Friday, March 1, 2013

Day 57



A brief description of my time in Kampala… We spent an inordinate amount of time trying to find a VISA atm upon arrival. I saw a few instances of women expressing aggression towards men which was startling but also refreshing. Boda drivers spent more time talking to me than driving on the correct side of the road… or on the road at all really. We got lost… a lot. I swear it was significantly hotter in Kampala than Kigali. We spent one of the best days ever roaming Entebbe. Then we got lost some more. I got a few fun souvenirs from a touristy craft village. I tried Nile beer, nom. We went to the Royal Palace, walked the Royal Mile to the Scottish Parliament and I promptly stopped functioning as a human. 

Some differences between Kampala and Kigali, the middle class is well established and visible through the greater amounts of shopping malls, credit card advertisements, and restaurants. As well as the markedly more expensive bodas. The traditional Bugandan Kingdom is also still intact and operating within Uganda unlike Rwanda where there is a disconnect from tradition and cultural heritage. Obviously, there are a few reasons that is, but it was interesting to learn more about the development of Uganda and see a different part of history. 

One disconcerting idea from the week is how Uganda appears to have embraced both colonial rule and the missionary movement. The general sentiment in the National Museum was, before we weren’t colonized, then we were and we learned all of these wonderful things, and then we all became Christian and now life is good. Stockholm Syndrome anyone?

I had spent an entire day saying it looked like it was going to storm. Because it did. We were finishing up our business in the city center and were about to get bodas back to the hostel when the wind started and the sky went completely dark. End of the world style. Crap… quickly please, Backpackers Hostel, negotiated a price, and off we went. I want to say my boda went about 100 yards before the down pour. The boda driver pulled over immediately but we were both soaked and sought refuge in a cell phone store. After approximately fifteen minutes of waiting for the storm to die down, it looked like there was no end in sight so we decided to go. Had we continued through the down pour in the first place, it would have been unpleasant, cold, and wet but it would have worked out. Instead, we waited just long enough for the roads to flood. At point, the boda stalled in a two foot stream of water rushing down the hill we were trying to go up. Cars were driving past blowing dirty city street water up covering the boda driver and me as bystanders laughed and pointed. I thought these things only happened in movies. About ten minutes after I got back to the hostel, the rain stopped. At least I had a good reason to have a cup of African tea. 

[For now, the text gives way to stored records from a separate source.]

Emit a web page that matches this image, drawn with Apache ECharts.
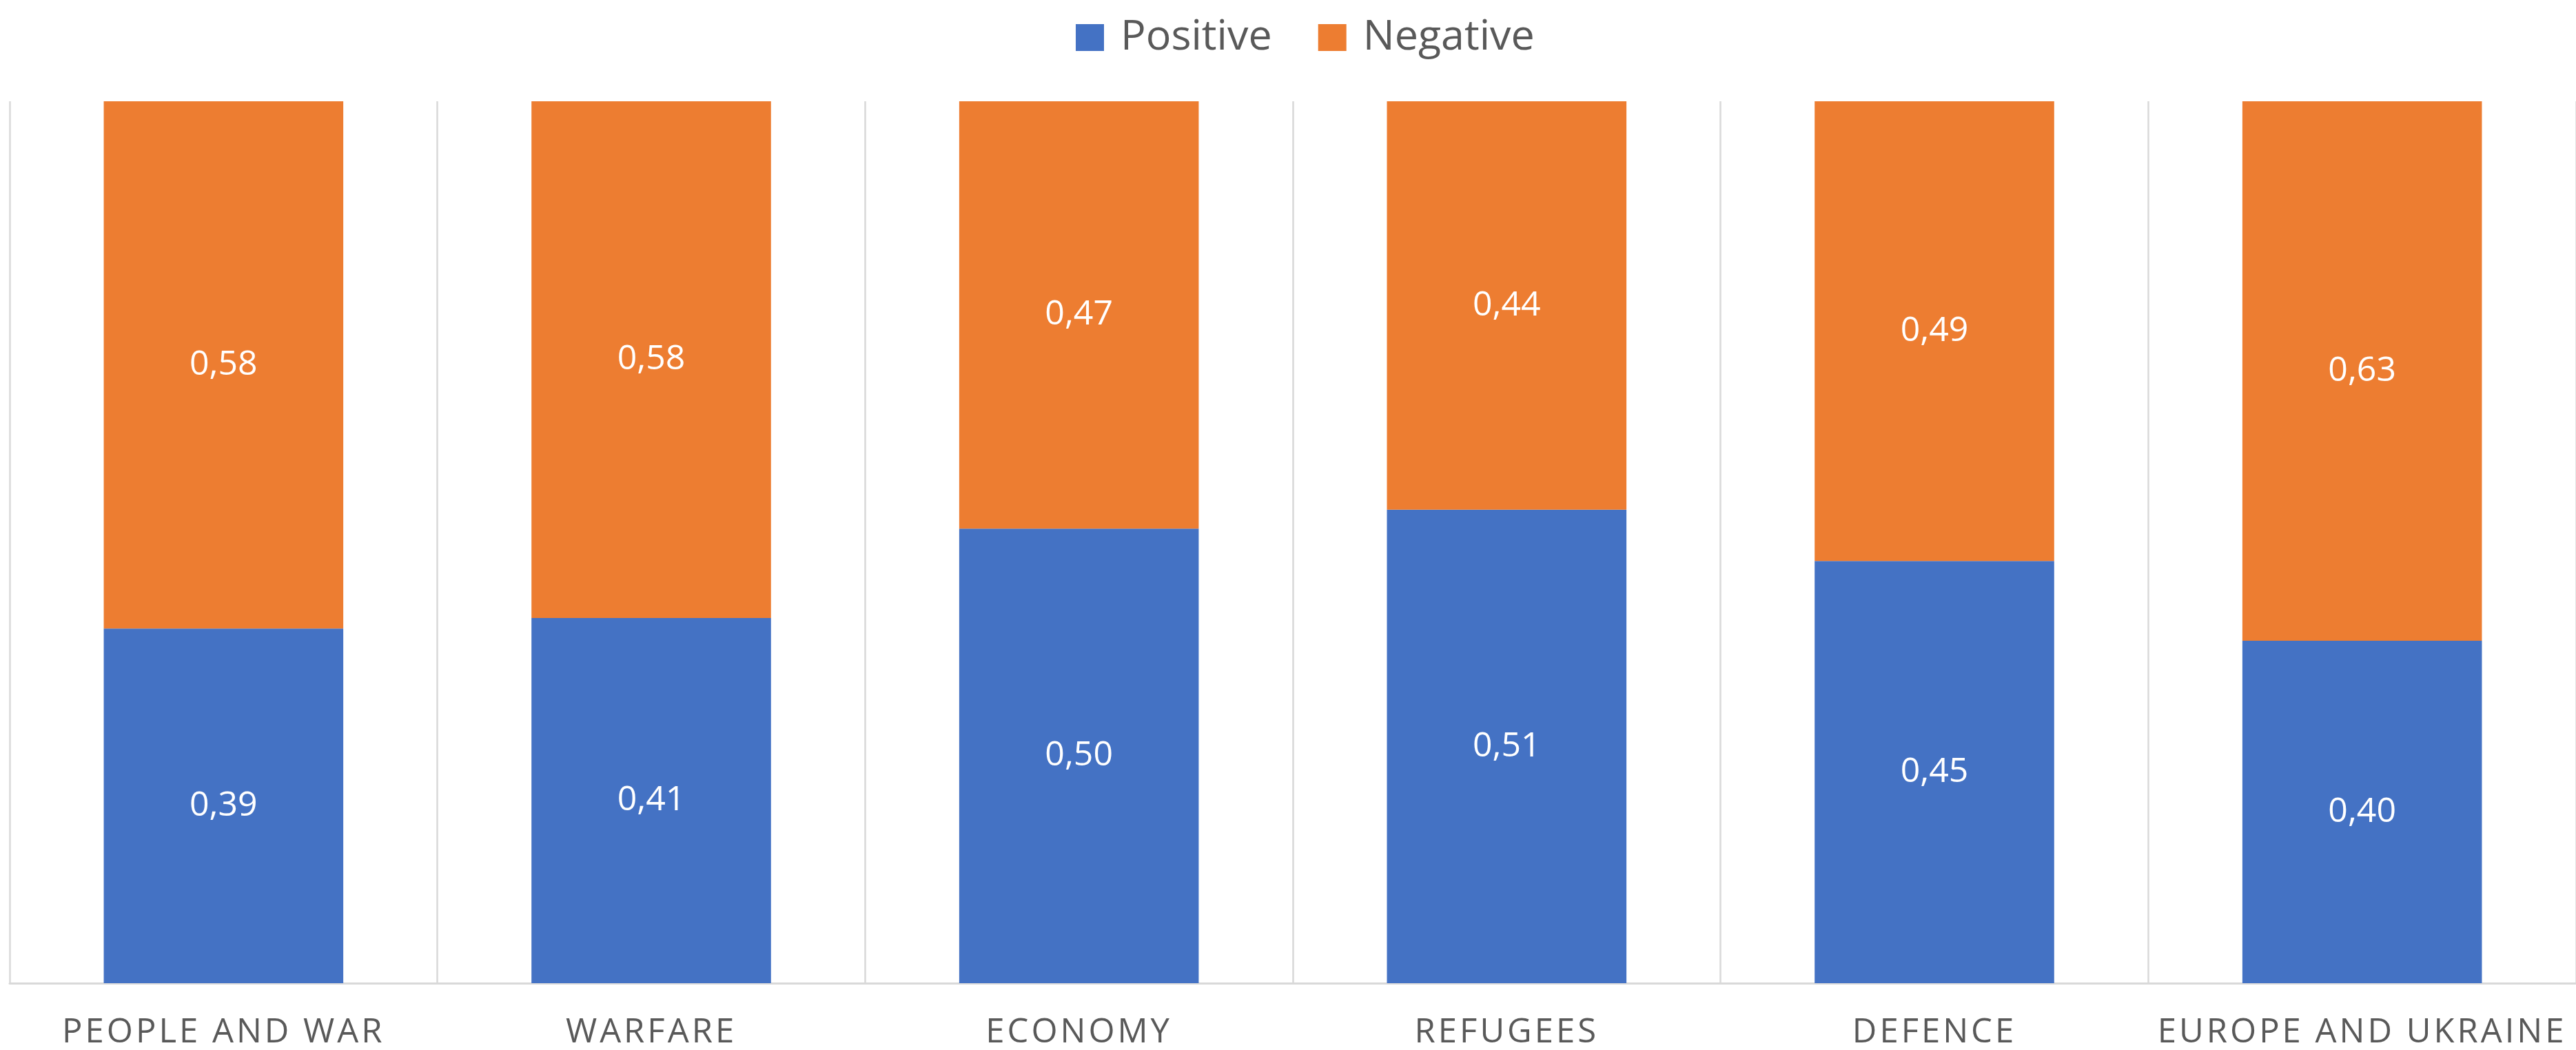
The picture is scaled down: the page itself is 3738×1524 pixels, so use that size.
<!DOCTYPE html>
<html>
<head>
<meta charset="utf-8">
<script src="https://cdn.jsdelivr.net/npm/echarts@6/dist/echarts.min.js"></script>
<style>
html,body{margin:0;padding:0;background:#fff;}
#chart{width:3738px;height:1524px;}
</style>
</head>
<body>
<div id="chart"></div>
<script>
const categories = ['PEOPLE AND WAR', 'WARFARE', 'ECONOMY', 'REFUGEES', 'DEFENCE', 'EUROPE AND UKRAINE'];
const positive = [0.39, 0.41, 0.50, 0.51, 0.45, 0.40];
const negative = [0.58, 0.58, 0.47, 0.44, 0.49, 0.63];
const seriesNames = ['Positive', 'Negative'];

// letter spacing only for the category axis labels
(function () {
  const proto = CanvasRenderingContext2D.prototype;
  const orig = proto.fillText;
  proto.fillText = function (t, x, y, w) {
    const args = Array.prototype.slice.call(arguments);
    if (categories.indexOf(t) >= 0 && 'letterSpacing' in this) {
      const f = this.font;
      this.letterSpacing = '4px';
      this.font = f;
      const r = orig.apply(this, args);
      this.letterSpacing = '0px';
      this.font = f;
      return r;
    }
    if ('letterSpacing' in this && this.letterSpacing !== '0px') {
      const f = this.font;
      this.letterSpacing = '0px';
      this.font = f;
    }
    return orig.apply(this, args);
  };
})();

const totals = positive.map((p, i) => p + negative[i]);
const posShare = positive.map((p, i) => p / totals[i]);
const negShare = negative.map((n, i) => n / totals[i]);
const fmt = v => v.toFixed(2).replace('.', ',');

const chart = echarts.init(document.getElementById('chart'));
const labelStyle = {
  show: true,
  position: 'inside',
  color: '#ffffff',
  fontFamily: 'Open Sans',
  fontSize: 50
};
chart.setOption({
  animation: false,
  color: ['#4472C4', '#ED7D31'],
  legend: {
    data: seriesNames,
    left: 1556,
    top: 19,
    itemWidth: 41,
    itemHeight: 39,
    itemGap: 67,
    icon: 'rect',
    textStyle: {
      color: '#595959',
      fontFamily: 'Open Sans',
      fontSize: 61,
      lineHeight: 39,
      padding: [0, 0, 0, 19]
    }
  },
  grid: { left: 14, right: -8, top: 147, bottom: 96, containLabel: false },
  xAxis: {
    type: 'category',
    data: categories,
    axisTick: { show: false },
    axisLine: { show: true, lineStyle: { color: '#d9d9d9', width: 3 } },
    splitLine: { show: true, lineStyle: { color: '#d9d9d9', width: 2.5 } },
    axisLabel: {
      color: '#595959',
      fontFamily: 'Open Sans',
      fontSize: 49,
      lineHeight: 50,
      margin: 47,
      interval: 0
    }
  },
  yAxis: {
    type: 'value',
    min: 0,
    max: 1,
    show: false,
    splitLine: { show: false }
  },
  series: [
    {
      name: seriesNames[0],
      type: 'bar',
      stack: 'total',
      barCategoryGap: '44%',
      data: posShare,
      label: Object.assign({}, labelStyle, { formatter: p => fmt(positive[p.dataIndex]) })
    },
    {
      name: seriesNames[1],
      type: 'bar',
      stack: 'total',
      barCategoryGap: '44%',
      data: negShare,
      label: Object.assign({}, labelStyle, { formatter: p => fmt(negative[p.dataIndex]) })
    }
  ]
});
</script>
</body>
</html>
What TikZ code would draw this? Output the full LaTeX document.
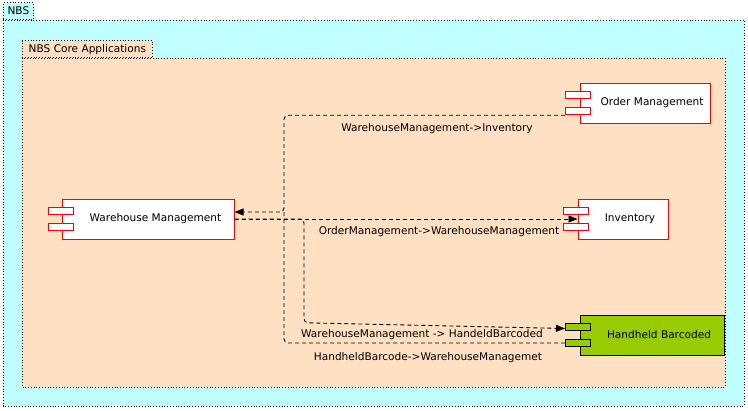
\documentclass[tikz,border=0pt]{standalone}
\usepackage{fontspec}
\setmainfont{DejaVu Sans}
\usetikzlibrary{arrows.meta}
\definecolor{nbscyan}{RGB}{192,255,255}
\definecolor{corepeach}{RGB}{255,224,194}
\definecolor{hbgreen}{RGB}{153,204,0}
\tikzset{
  pkg/.style={draw,dotted,line width=.8bp},
  tabbox/.style={pkg,minimum height=17bp,inner sep=2bp,anchor=south west},
  compbox/.style={rectangle,minimum height=40bp,inner sep=0pt,line width=1bp},
  port/.style={rectangle,minimum width=25bp,minimum height=7.5bp,inner sep=0pt,line width=1bp},
  dep/.style={draw,line width=.9bp,dash pattern=on 4bp off 3bp,rounded corners=4bp},
  tip/.style={-{Triangle[length=9bp,width=7bp]}}
}
\newcommand{\comp}[5]{%
  \node[compbox,minimum width=#3,#5](#1) at (#2) {\hspace*{14bp}#4};
  \node[port,#5](#1-p1) at ([xshift=-1.5bp,yshift=8bp]#1.west) {};
  \node[port,#5](#1-p2) at ([xshift=-1.5bp,yshift=-8bp]#1.west) {};}

\begin{document}
\begin{tikzpicture}[x=1bp,y=-1bp,font=\fontsize{10.6}{12}\selectfont]
\useasboundingbox (0,0) rectangle (748,410);
% packages
\draw[pkg,fill=nbscyan] (3,20) rectangle (744,406);
\node[tabbox,fill=nbscyan,minimum width=30bp](nbs) at (3,20) {NBS};
\draw[pkg,fill=corepeach] (22,58) rectangle (725,387);
\node[tabbox,fill=corepeach,minimum width=130bp](core) at (22,58) {NBS Core Applications};

% components
\comp{om}{645,103}{130bp}{Order Management}{draw=red,fill=white}
\comp{wm}{148.5,219}{171bp}{Warehouse Management}{draw=red,fill=white}
\comp{inv}{623,219}{90bp}{Inventory}{draw=red,fill=white}
\comp{hb}{652,335}{144bp}{Handheld Barcoded}{draw=black,fill=hbgreen}

\coordinate (j1) at (284,212);
\coordinate (j2) at (304,219);

% dependencies
\draw[dep,tip] (om-p2.south west) -| (j1) -- (j1 -| wm.east);
\draw[dep] (hb-p2.west) -| (j1);
\draw[dep,tip] (wm.east) -- (inv.west);
\draw[dep,tip] (wm.east) -| (j2 |- hb-p1.north west) -- ([yshift=-1.5bp]hb-p1.west);

\node(l1) at (437,129) {WarehouseManagement->Inventory};
\node(l2) at (439,232) {OrderManagement->WarehouseManagement};
\node(l3) at (422,335) {WarehouseManagement -> HandeldBarcoded};
\node(l4) at (428,358) {HandheldBarcode->WarehouseManagemet};
\end{tikzpicture}
\end{document}
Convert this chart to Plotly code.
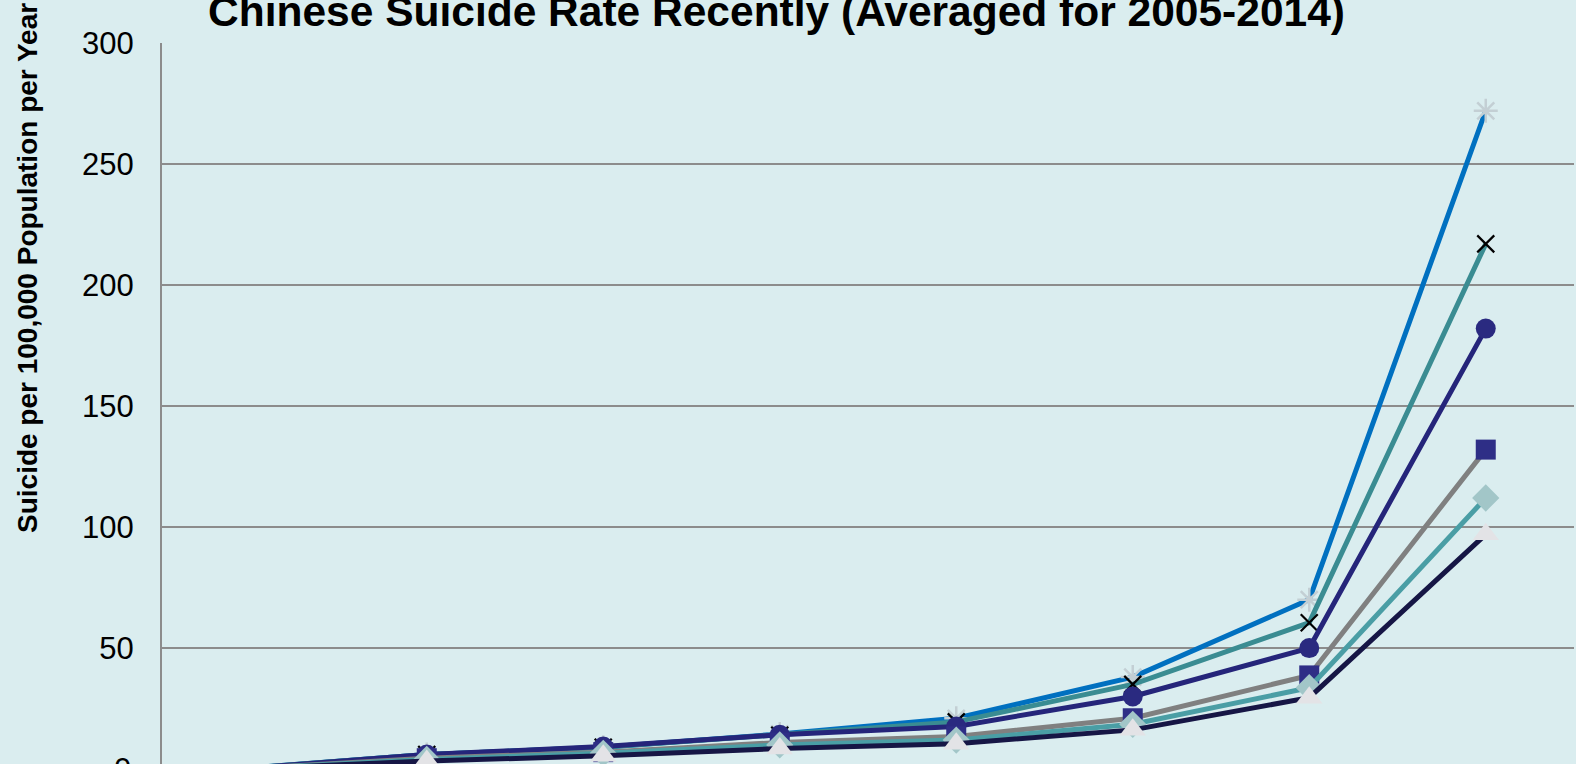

In summary, I enjoyed Kampala. It was nice to get out of Rwanda for a bit and even nicer to spend some time away from a big city. 

As I am writing this at my desk, waiting for a meeting that was supposed to take place yesterday afternoon, a man is hanging out of my fourth floor window trying to paint the outside of the building with an extended paint roller. I have suspected for some time now that I am actually working in an abandoned building. We lose power daily and often for extended periods of time, running water is a rarity, and the first two floors of the building are filled with what looks like piles of rubbish and discarded parts of furniture.

My squatter status was confirmed in my mind when I arrived at work yesterday morning and a demolition crew was tearing up the floor of the first and second floors. The dust is everywhere. I entered the building today and the stairs are now destroyed to the extent that I get to pretend to be a mountain climber for the first two stories. And now a man is hanging out of my window with a paint roller duct taped to a seven foot stick teetering back and forth as he attempts to paint the exterior of an office building. 

Times I wish I had a camera… and a safety net/trampoline for the man.